- [Your goal]:
Say how many lines of the listing below contain "Recreate", giving the number and nothing else.

Code that draws figures:
--- --- ---

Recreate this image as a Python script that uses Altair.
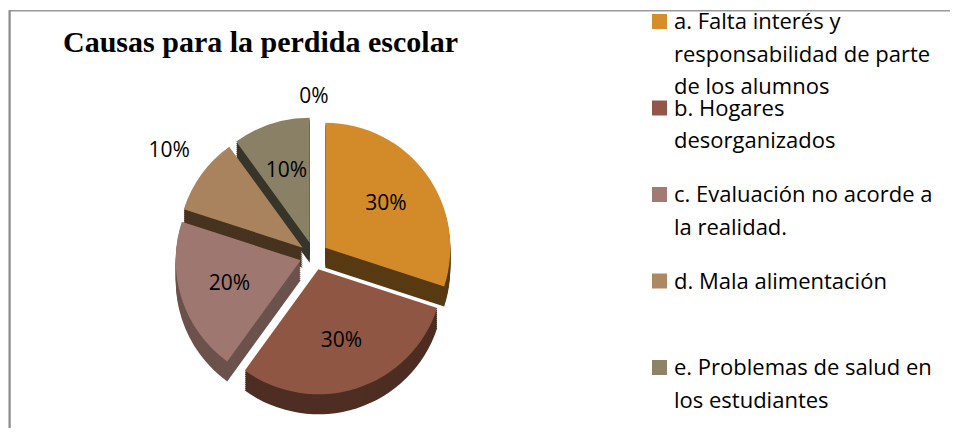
import altair as alt
import pandas as pd

# ---- data ----
keys = ["a", "b", "c", "d", "e", "f"]
categories = [
    "a. Falta interés y\nresponsabilidad de parte\nde los alumnos",
    "b. Hogares\ndesorganizados",
    "c. Evaluación no acorde a\nla realidad.",
    "d. Mala alimentación",
    "e. Problemas de salud en\nlos estudiantes",
    "",
]
values = [30, 30, 20, 10, 10, 0]
title_text = "Causas para la perdida escolar"

top_colors = ["#D38B2A", "#8F5743", "#9E7870", "#A9825E", "#8A8066", "#8A8066"]
side_colors = ["#583A13", "#4E2D22", "#6C524C", "#47331F", "#38352A", "#38352A"]
legend_colors = ["#D58E2A", "#93574A", "#A07A73", "#AC8863", "#8D8468"]

pie_df = pd.DataFrame({"key": keys, "label": categories, "value": values,
                       "idx": list(range(len(keys)))})
legend_df = pd.DataFrame({"key": keys[:5], "label": categories[:5],
                          "idx": list(range(5))})

# ---- geometry (styles) ----
W, H = 942, 420
CX, CY, R, EXP, DEPTH = 305, 248, 125, 14, 20

base = (
    alt.Chart(pie_df)
    .transform_window(cum="sum(value)", sort=[alt.SortField("idx")], frame=[None, 0])
    .transform_joinaggregate(total="sum(value)")
    .transform_calculate(
        t1="2*PI*datum.cum/datum.total",
        t0="2*PI*(datum.cum-datum.value)/datum.total",
    )
    .transform_calculate(mid="(datum.t0+datum.t1)/2")
    .transform_calculate(
        cx=f"{CX}+{EXP}*sin(datum.mid)",
        cy=f"{CY}-{EXP}*cos(datum.mid)",
        pct="format(datum.value/datum.total, '.0%')",
    )
)

def arc_layer(colors, offset):
    return base.mark_arc(radius=R, yOffset=offset).encode(
        x=alt.X("cx:Q", scale=None),
        y=alt.Y("cy:Q", scale=None),
        theta=alt.Theta("t0:Q", scale=None, stack=None),
        theta2="t1:Q",
        color=alt.Color("key:N", scale=alt.Scale(domain=keys, range=colors), legend=None),
    )

layers = []
for d in range(DEPTH, 0, -2):
    layers.append(arc_layer(side_colors, d))
layers.append(arc_layer(top_colors, 0))

labels = (
    base.transform_calculate(
        lr=f"datum.value==0 ? {R+20} : (datum.key=='d' ? {R+40} : {0.6*R})"
    )
    .transform_calculate(
        lx="datum.cx+datum.lr*sin(datum.mid)",
        ly="datum.cy-datum.lr*cos(datum.mid)",
    )
    .mark_text(font="Open Sans", fontSize=21, color="#000000")
    .encode(
        x=alt.X("lx:Q", scale=None),
        y=alt.Y("ly:Q", scale=None),
        text="pct:N",
    )
)
layers.append(labels)

leg_y = alt.Y("idx:Q", scale=alt.Scale(domain=[0, 4], range=[13.5, 359.5]), axis=None)
swatches = alt.Chart(legend_df).mark_square(size=225, opacity=1).encode(
    x=alt.value(650.5),
    y=leg_y,
    color=alt.Color("key:N", scale=alt.Scale(domain=keys[:5], range=legend_colors), legend=None),
)
leg_text = alt.Chart(legend_df).mark_text(
    font="Open Sans", fontSize=22, align="left", baseline="alphabetic",
    dy=7.5, lineBreak="\n", lineHeight=32.5, color="#000000",
).encode(x=alt.value(665), y=leg_y, text="label:N")
layers += [swatches, leg_text]

title = alt.Chart(pd.DataFrame({"t": [title_text]})).mark_text(
    font="Liberation Serif", fontSize=30, fontWeight="bold", align="left",
    baseline="alphabetic", color="#000000",
).encode(x=alt.value(54), y=alt.value(44), text="t:N")

border_top = alt.Chart(pd.DataFrame({"t": [0]})).mark_rule(color="#999999", strokeWidth=1.6).encode(
    x=alt.value(0), x2=alt.value(W), y=alt.value(2.8))
border_left = alt.Chart(pd.DataFrame({"t": [0]})).mark_rule(color="#8A8A8A", strokeWidth=2.2).encode(
    x=alt.value(0.6), y=alt.value(2), y2=alt.value(H))
layers += [title, border_top, border_left]

chart = (
    alt.layer(*layers)
    .resolve_scale(color="independent")
    .properties(width=W, height=H, padding=0,
                autosize=alt.AutoSizeParams(type="fit", contains="padding"))
    .configure_view(stroke=None)
)

chart.save("out.html", embed_options={"renderer": "svg", "actions": False})
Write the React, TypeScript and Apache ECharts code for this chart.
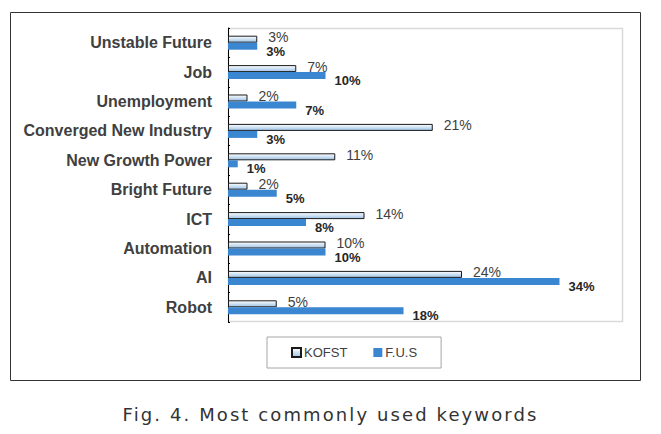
import React, { useEffect, useRef } from "react";
import * as echarts from "echarts";

const categories = [
  "Unstable Future",
  "Job",
  "Unemployment",
  "Converged New Industry",
  "New Growth Power",
  "Bright Future",
  "ICT",
  "Automation",
  "AI",
  "Robot",
];
const kofstValues = [3, 7, 2, 21, 11, 2, 14, 10, 24, 5];
const fusValues = [3, 10, 7, 3, 1, 5, 8, 10, 34, 18];
const seriesNames = ["KOFST", "F.U.S"];
const caption = "Fig. 4. Most commonly used keywords";

export default function App() {
  const ref = useRef<HTMLDivElement>(null);
  useEffect(() => {
    if (!ref.current) return;
    const chart = echarts.init(ref.current, null, { renderer: "svg" });
    const kofstFill = new echarts.graphic.LinearGradient(0, 0, 0, 1, [
      { offset: 0, color: "#ffffff" },
      { offset: 1, color: "#9cc2e6" },
    ]);
    chart.setOption({
      animation: false,
      backgroundColor: "#ffffff",
      textStyle: { fontFamily: "Liberation Sans" },
      graphic: [
        {
          type: "rect",
          shape: { x: 10.5, y: 12.5, width: 630, height: 368 },
          style: { fill: "none", stroke: "#333333", lineWidth: 1 },
          silent: true,
        },
        {
          type: "rect",
          shape: { x: 228.5, y: 28.5, width: 394, height: 293 },
          style: { fill: "none", stroke: "#d9d9d9", lineWidth: 1.5 },
          silent: true,
        },
      ],
      grid: { left: 228, top: 28, width: 390, height: 294, containLabel: false },
      legend: {
        data: seriesNames,
        left: 267,
        top: 337,
        padding: [9, 24, 9, 24],
        borderColor: "#a6a6a6",
        borderWidth: 1,
        itemWidth: 9,
        itemHeight: 9,
        itemGap: 26,
        icon: "rect",
        textStyle: {
          fontFamily: "Liberation Sans Narrow, Liberation Sans",
          fontSize: 13,
          color: "#404040",
          padding: [0, 0, 0, -2],
        },
      },
      xAxis: {
        type: "value",
        min: 0,
        max: 40,
        show: false,
        splitLine: { show: false },
      },
      yAxis: {
        type: "category",
        data: categories,
        inverse: true,
        axisLine: { show: true, lineStyle: { color: "#000000", width: 1 } },
        axisTick: { show: true, inside: true, length: 2, lineStyle: { color: "#000000" } },
        axisLabel: {
          margin: 16,
          fontSize: 16,
          fontWeight: "bold",
          color: "#404040",
          fontFamily: "Liberation Sans",
        },
      },
      series: [
        {
          name: seriesNames[0],
          type: "bar",
          data: kofstValues,
          barWidth: 7,
          barGap: "0%",
          itemStyle: { color: kofstFill, borderColor: "#1a1a1a", borderWidth: 1 },
          label: {
            show: true,
            position: "right",
            distance: 11,
            offset: [0, -2],
            formatter: "{c}%",
            fontSize: 14,
            lineHeight: 14,
            color: "#404040",
            fontFamily: "Liberation Sans",
          },
        },
        {
          name: seriesNames[1],
          type: "bar",
          data: fusValues,
          barWidth: 7,
          barGap: "0%",
          itemStyle: { color: "#3a86d0" },
          label: {
            show: true,
            position: "right",
            distance: 9,
            offset: [0, 5],
            formatter: "{c}%",
            fontSize: 13,
            lineHeight: 13,
            fontWeight: "bold",
            color: "#262626",
            fontFamily: "Liberation Sans",
          },
        },
      ],
    });
    return () => chart.dispose();
  }, []);
  return (
    <div style={{ position: "fixed", left: 0, top: 0, width: 661, height: 434, background: "#fff" }}>
      <div ref={ref} style={{ position: "absolute", left: 0, top: 0, width: 661, height: 434 }} />
      <div
        style={{
          position: "absolute",
          left: 0,
          top: 404,
          width: 661,
          textAlign: "center",
          fontFamily: "DejaVu Sans",
          fontSize: 18,
          letterSpacing: "2.1px",
          color: "#333333",
        }}
      >
        {caption}
      </div>
    </div>
  );
}
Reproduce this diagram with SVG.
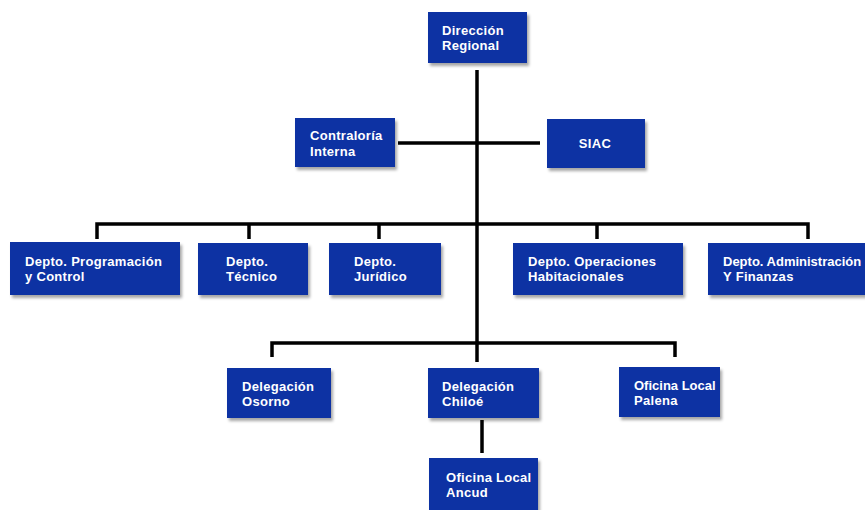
<svg xmlns="http://www.w3.org/2000/svg" width="865" height="510" viewBox="0 0 865 510">
<defs>
<filter id="sh" x="-10%" y="-10%" width="130%" height="140%">
<feDropShadow dx="2" dy="3" stdDeviation="1.5" flood-color="#000" flood-opacity="0.35"/>
</filter>
</defs>
<style>
.box{fill:#0a33a3;filter:url(#sh);}
.t{font-family:"Liberation Sans",Arial,sans-serif;font-weight:bold;font-size:13px;letter-spacing:0.3px;fill:#ffffff;}
.tight{letter-spacing:0;}
.ln{stroke:#000;stroke-width:3.5;fill:none;stroke-linecap:butt;}
</style>
<rect width="865" height="510" fill="#ffffff"/>
<g id="connectors">
<line class="ln" x1="477" y1="70" x2="477" y2="362"/>
<line class="ln" x1="398" y1="143" x2="540" y2="143"/>
<polyline class="ln" points="97,239 97,224 808,224 808,239"/>
<line class="ln" x1="249" y1="224" x2="249" y2="239"/>
<line class="ln" x1="379" y1="224" x2="379" y2="239"/>
<line class="ln" x1="597" y1="224" x2="597" y2="239"/>
<polyline class="ln" points="272,357 272,343 675,343 675,357"/>
<line class="ln" x1="482" y1="420" x2="482" y2="453"/>
</g>
<g id="direccion"><rect class="box" x="428" y="12" width="99" height="51"/><text class="t" x="442" y="35">Dirección</text><text class="t" x="442" y="50">Regional</text></g>
<g id="contraloria"><rect class="box" x="295" y="118" width="100" height="49"/><text class="t" x="310" y="140">Contraloría</text><text class="t" x="310" y="156">Interna</text></g>
<g id="siac"><rect class="box" x="547" y="119" width="98" height="49"/><text class="t" x="595" y="148" text-anchor="middle">SIAC</text></g>
<g id="programacion"><rect class="box" x="10" y="242" width="170" height="53"/><text class="t" x="25" y="266">Depto. Programación</text><text class="t" x="25" y="281">y Control</text></g>
<g id="tecnico"><rect class="box" x="198" y="243" width="110" height="52"/><text class="t" x="226" y="266">Depto.</text><text class="t" x="226" y="281">Técnico</text></g>
<g id="juridico"><rect class="box" x="329" y="243" width="112" height="52"/><text class="t" x="354" y="266">Depto.</text><text class="t" x="354" y="281">Jurídico</text></g>
<g id="operaciones"><rect class="box" x="513" y="243" width="170" height="52"/><text class="t" x="528" y="266">Depto. Operaciones</text><text class="t" x="528" y="281">Habitacionales</text></g>
<g id="administracion"><rect class="box" x="708" y="243" width="170" height="52"/><text class="t tight" x="723" y="266">Depto. Administración</text><text class="t" x="723" y="281">Y Finanzas</text></g>
<g id="osorno"><rect class="box" x="227" y="368" width="104" height="50"/><text class="t" x="242" y="391">Delegación</text><text class="t" x="242" y="406">Osorno</text></g>
<g id="chiloe"><rect class="box" x="428" y="368" width="111" height="50"/><text class="t" x="442" y="391">Delegación</text><text class="t" x="442" y="406">Chiloé</text></g>
<g id="palena"><rect class="box" x="619" y="367" width="101" height="50"/><text class="t tight" x="634" y="390">Oficina Local</text><text class="t" x="634" y="405">Palena</text></g>
<g id="ancud"><rect class="box" x="429" y="458" width="109" height="52"/><text class="t" x="446" y="482">Oficina Local</text><text class="t" x="446" y="497">Ancud</text></g>
</svg>
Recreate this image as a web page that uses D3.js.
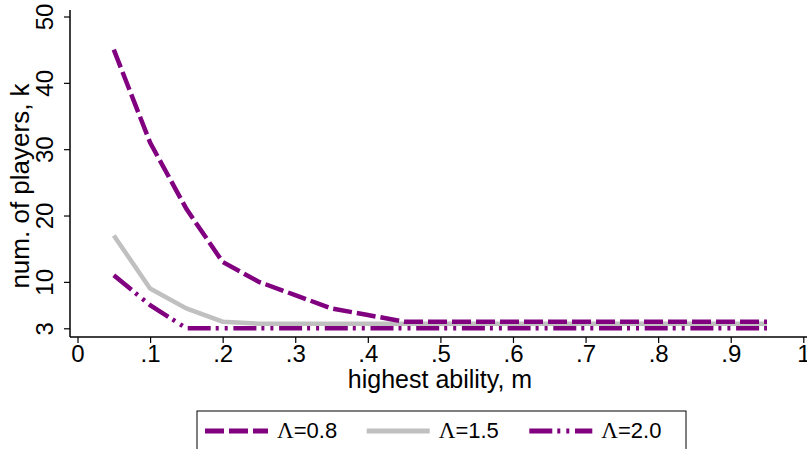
<!DOCTYPE html>
<html>
<head>
<meta charset="utf-8">
<script src="https://cdn.jsdelivr.net/npm/d3@7"></script>
<style>
  body { margin: 0; background: #fff; }
  text { font-family: "Liberation Sans", Arial, sans-serif; fill: #000; }
</style>
</head>
<body>
<div id="chart"></div>
<script>
// data
const ability = [0.05, 0.10, 0.15, 0.20, 0.25, 0.30, 0.35, 0.40, 0.45, 0.50,
                 0.55, 0.60, 0.65, 0.70, 0.75, 0.80, 0.85, 0.90, 0.95];
const k_08 = [45, 31, 21, 13, 10, 8, 6, 5, 4, 4, 4, 4, 4, 4, 4, 4, 4, 4, 4];
const k_15 = [17, 9, 6, 4, 3.7, 3.7, 3.7, 3.7, 3.7, 3.7, 3.7, 3.7, 3.7, 3.7, 3.7, 3.7, 3.7, 3.7, 3.7];
const k_20 = [11, 6.5, 3, 3, 3, 3, 3, 3, 3, 3, 3, 3, 3, 3, 3, 3, 3, 3, 3];
const x_ticks = [0, 0.1, 0.2, 0.3, 0.4, 0.5, 0.6, 0.7, 0.8, 0.9, 1];
const y_ticks = [3, 10, 20, 30, 40, 50];
const legend_labels = ["0.8", "1.5", "2.0"];

const width = 807, height = 449;
const purple = "#800080", grey = "#c0c0c0";

const svg = d3.select("#chart").append("svg")
  .attr("width", width)
  .attr("height", height);

const x = d3.scaleLinear().domain([0, 1]).range([77.5, 803.3]);
const y = d3.scaleLinear().domain([3, 50]).range([328.3, 16.5]);

// axis lines
svg.append("line").attr("x1", 70).attr("x2", 70).attr("y1", 10).attr("y2", 337)
  .attr("stroke", "#000").attr("stroke-width", 1.5);
svg.append("line").attr("x1", 70).attr("x2", 807).attr("y1", 337).attr("y2", 337)
  .attr("stroke", "#000").attr("stroke-width", 1.5);

// y axis
const yAxis = svg.append("g")
  .attr("transform", "translate(70,0)")
  .call(d3.axisLeft(y).tickValues(y_ticks).tickSize(6).tickFormat(d3.format("d")));
yAxis.select(".domain").remove();
yAxis.selectAll("line").attr("stroke-width", 1.2);
yAxis.selectAll("text")
  .attr("x", null).attr("dy", null)
  .attr("transform", "translate(-17,0) rotate(-90)")
  .attr("text-anchor", "middle")
  .style("font-size", "24px");

// x axis
const xAxis = svg.append("g")
  .attr("transform", "translate(0,337)")
  .call(d3.axisBottom(x).tickValues(x_ticks).tickSize(6)
    .tickFormat(d => d === 0 ? "0" : d === 1 ? "1" : d3.format(".1f")(d).replace("0.", ".")));
xAxis.select(".domain").remove();
xAxis.selectAll("line").attr("stroke-width", 1.2);
xAxis.selectAll("text")
  .attr("y", 8)
  .style("font-size", "24px");

// titles
svg.append("text")
  .attr("x", 440).attr("y", 388)
  .attr("text-anchor", "middle")
  .style("font-size", "25px")
  .text("highest ability, m");

svg.append("text")
  .attr("transform", "translate(29,186) rotate(-90)")
  .attr("text-anchor", "middle")
  .style("font-size", "26px")
  .text("num. of players, k");

// series
const series = [
  { values: k_08, color: purple, dash: "19,5" },
  { values: k_15, color: grey, dash: null },
  { values: k_20, color: purple, dash: "23,5,3,6,3,5.7" }
];

const line = d3.line()
  .x((d, i) => x(ability[i]))
  .y(d => y(d));

// grey first so purple sits on top
[series[1], series[0], series[2]].forEach(s => {
  svg.append("path")
    .datum(s.values)
    .attr("d", line)
    .attr("fill", "none")
    .attr("stroke", s.color)
    .attr("stroke-width", 4.5)
    .attr("stroke-dasharray", s.dash);
});

// legend
const legend = svg.append("g");
legend.append("rect")
  .attr("x", 197).attr("y", 411)
  .attr("width", 489).attr("height", 60)
  .attr("fill", "#fff").attr("stroke", "#000").attr("stroke-width", 1);

const legend_x = [205, 366.7, 529.3];
series.forEach((s, i) => {
  legend.append("line")
    .attr("x1", legend_x[i]).attr("x2", legend_x[i] + 63)
    .attr("y1", 431).attr("y2", 431)
    .attr("stroke", s.color)
    .attr("stroke-width", 5)
    .attr("stroke-dasharray", s.dash);
  const t = legend.append("text")
    .attr("x", legend_x[i] + 72).attr("y", 438)
    .style("font-size", "22px");
  t.append("tspan").style("font-family", "'Liberation Serif', 'Times New Roman', serif")
    .style("font-size", "23px").text("Λ");
  t.append("tspan").text("=" + legend_labels[i]);
});
</script>
</body>
</html>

--- --- ---

- [Exercise result]:
2